The Seton boys are depicted in their portraits as dashing young men. However Richard, the younger, seems to have been a large oaf. He was on the border of being a classic wastrel of the time. However he was honorably discharged from life after catching a fever from a man he nursed aboard a navy ship. His older brother William also served in the U.S. Navy. Because both sons were Navy men, their mother is Patroness of The Sea Services.
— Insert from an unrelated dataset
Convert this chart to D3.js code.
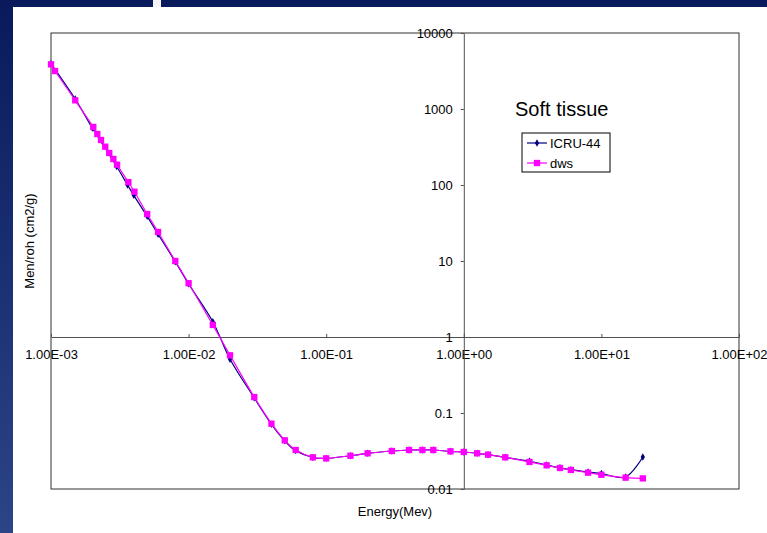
<!DOCTYPE html>
<html>
<head>
<meta charset="utf-8">
<script src="https://cdn.jsdelivr.net/npm/d3@7"></script>
<style>
  body { margin: 0; background: #fff; }
  svg { display: block; font-family: "Liberation Sans", Arial, sans-serif; }
</style>
</head>
<body>
<div id="plot"></div>
<script>
// Energy (MeV) and mass energy-absorption coefficient (cm2/g)
const energyIcru = [0.001, 0.0015, 0.002, 0.003, 0.0036, 0.004, 0.005, 0.006, 0.008, 0.01,
  0.015, 0.02, 0.03, 0.04, 0.05, 0.06, 0.08, 0.1, 0.15, 0.2, 0.3, 0.4, 0.5, 0.6, 0.8,
  1, 1.25, 1.5, 2, 3, 4, 5, 6, 8, 10, 15, 20];
const menIcru = [3950, 1350, 560, 175, 100, 73, 38.7, 22.5, 9.8, 5.0,
  1.59, 0.51, 0.158, 0.071, 0.043, 0.032, 0.026, 0.0253, 0.0274, 0.0295, 0.0316, 0.0326, 0.0326, 0.0326, 0.0313,
  0.0307, 0.0295, 0.0283, 0.0261, 0.0232, 0.0207, 0.0190, 0.0180, 0.0167, 0.0160, 0.0144, 0.0264];

const energyDws = [0.001, 0.00107, 0.0015, 0.00203, 0.00217, 0.00231, 0.00248, 0.00265, 0.00284, 0.00302,
  0.00365, 0.00404, 0.005, 0.006, 0.008, 0.01, 0.015, 0.02, 0.03, 0.04, 0.05, 0.06, 0.08, 0.1,
  0.15, 0.2, 0.3, 0.4, 0.5, 0.6, 0.8, 1, 1.25, 1.5, 2, 3, 4, 5, 6, 8, 10, 15, 20];
const menDws = [3870, 3160, 1300, 580, 469, 391, 319, 264, 220, 185,
  109, 81.6, 41.5, 24.1, 10.0, 5.1, 1.44, 0.574, 0.162, 0.0723, 0.0437, 0.0326, 0.0261, 0.0253,
  0.0274, 0.0295, 0.0316, 0.0326, 0.0326, 0.0326, 0.0313, 0.0307, 0.0295, 0.0283, 0.0261, 0.0227, 0.0205, 0.0189, 0.0178, 0.0164, 0.0154, 0.0141, 0.0138];

const xTicks = [1e-3, 1e-2, 1e-1, 1, 1e1, 1e2];
const xTickLabels = ["1.00E-03", "1.00E-02", "1.00E-01", "1.00E+00", "1.00E+01", "1.00E+02"];
const yTicks = [1e4, 1e3, 1e2, 10, 1, 0.1, 0.01];
const yTickLabels = ["10000", "1000", "100", "10", "1", "0.1", "0.01"];

const seriesNames = ["ICRU-44", "dws"];
const seriesColors = ["#000080", "#ff00ff"];

const W = 767, H = 533;
const plot = {left: 51, right: 739, top: 33, bottom: 489};

const svg = d3.select("#plot").append("svg")
  .attr("width", W).attr("height", H);

// slide background (navy bands)
const grad = svg.append("defs").append("linearGradient")
  .attr("id", "bg").attr("x1", 0).attr("y1", 0).attr("x2", 0).attr("y2", 1);
grad.append("stop").attr("offset", "0%").attr("stop-color", "#081a5c");
grad.append("stop").attr("offset", "100%").attr("stop-color", "#2c4588");
svg.append("rect").attr("width", W).attr("height", H).attr("fill", "url(#bg)");
svg.append("rect").attr("x", 13).attr("y", 7).attr("width", W - 13).attr("height", H - 7).attr("fill", "#fff");
svg.append("rect").attr("x", 153).attr("y", 0).attr("width", 8).attr("height", 7).attr("fill", "#f4f4f4");

// scales
const x = d3.scaleLog().domain([1e-3, 1e2]).range([plot.left, plot.right]);
const y = d3.scaleLog().domain([0.01, 1e4]).range([plot.bottom, plot.top]);

// plot frame
svg.append("rect")
  .attr("x", plot.left).attr("y", plot.top)
  .attr("width", plot.right - plot.left).attr("height", plot.bottom - plot.top)
  .attr("fill", "none").attr("stroke", "#303030").attr("stroke-width", 1);

// x axis crossing at y = 1, ticks pointing up
const xAxis = svg.append("g")
  .attr("transform", `translate(0,${y(1)})`)
  .call(d3.axisBottom(x).tickValues(xTicks)
    .tickFormat((d, i) => xTickLabels[i])
    .tickSizeInner(-3).tickSizeOuter(0).tickPadding(13));

// y axis crossing at x = 1
const yAxis = svg.append("g")
  .attr("transform", `translate(${x(1)},0)`)
  .call(d3.axisLeft(y).tickValues(yTicks)
    .tickFormat((d, i) => yTickLabels[i])
    .tickSizeInner(3).tickSizeOuter(0).tickPadding(8));

[xAxis, yAxis].forEach(g => {
  g.select(".domain").attr("stroke", "#505050");
  g.selectAll(".tick line").attr("stroke", "#505050");
  g.selectAll("text").attr("font-size", 13).attr("fill", "#000")
    .attr("font-family", "Liberation Sans, Arial, sans-serif");
});

// series
const line = d3.line()
  .x(d => x(d[0]))
  .y(d => y(d[1]))
  .curve(d3.curveCatmullRom.alpha(0));

const icru = energyIcru.map((e, i) => [e, menIcru[i]]);
const dws = energyDws.map((e, i) => [e, menDws[i]]);

const diamond = d3.symbol().type(d3.symbolDiamond).size(16);
const square = d3.symbol().type(d3.symbolSquare).size(40);

svg.append("path").datum(icru)
  .attr("d", line).attr("fill", "none")
  .attr("stroke", seriesColors[0]).attr("stroke-width", 1.2);
svg.append("g").selectAll("path").data(icru).join("path")
  .attr("transform", d => `translate(${x(d[0])},${y(d[1])})`)
  .attr("d", diamond).attr("fill", seriesColors[0]);

svg.append("path").datum(dws)
  .attr("d", line).attr("fill", "none")
  .attr("stroke", seriesColors[1]).attr("stroke-width", 1.2);
svg.append("g").selectAll("path").data(dws).join("path")
  .attr("transform", d => `translate(${x(d[0])},${y(d[1])})`)
  .attr("d", square).attr("fill", seriesColors[1]);

// chart title
svg.append("text")
  .attr("x", 515).attr("y", 116)
  .attr("font-size", 20).text("Soft tissue");

// legend
const legend = svg.append("g").attr("transform", "translate(522,133)");
legend.append("rect")
  .attr("width", 88).attr("height", 39)
  .attr("fill", "#fff").attr("stroke", "#000");
seriesNames.forEach((name, i) => {
  const row = legend.append("g").attr("transform", `translate(0,${10 + i * 20})`);
  row.append("line").attr("x1", 5).attr("x2", 25)
    .attr("stroke", seriesColors[i]).attr("stroke-width", 1.2);
  row.append("path").attr("transform", "translate(15,0)")
    .attr("d", i === 0 ? diamond : square).attr("fill", seriesColors[i]);
  row.append("text").attr("x", 28).attr("y", 4.5)
    .attr("font-size", 13).text(name);
});

// axis titles
svg.append("text")
  .attr("x", 395).attr("y", 516)
  .attr("text-anchor", "middle").attr("font-size", 13)
  .text("Energy(Mev)");

svg.append("text")
  .attr("transform", "translate(34,241) rotate(-90)")
  .attr("text-anchor", "middle").attr("font-size", 13)
  .text("Men/roh (cm2/g)");
</script>
</body>
</html>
Lastly, related to all the subject of pre-Civil War American Catholicism is something I recently picked up. It's a pamphlet of a lecture on the Irish famine delivered on March 20, 1847 by New York Bishop "Dagger John" Hughes. Hughes spoke at The Broadway Tabernacle. This is very interesting because the Tabernacle was a Presbyterian joint. Hughes was willing to engage as well as confront.

New York in 1847 was being slammed by waves of famine-caused immigration from Ireland, so I bet that The Broadway Tabernacle, which could hold 2400 people, was packed.

I haven't read the pamphlet yet. It requires delicate handling. It was printed by Edward Dunnigan on Fulton St. Dunnigan did all the Catholic printing in New York from the 1830s-50s. Stuff like this is currently dirt cheap which is great for someone like me who knows its significance.

I also got a Dunnigan-printed history of Catholics in New York by "J.R. Bayley." This is, of course, Mother Seton's nephew, James Roosevelt Bayley, her connection by marriage to U.S. presidents and the first bishop of The Diocese of Newark.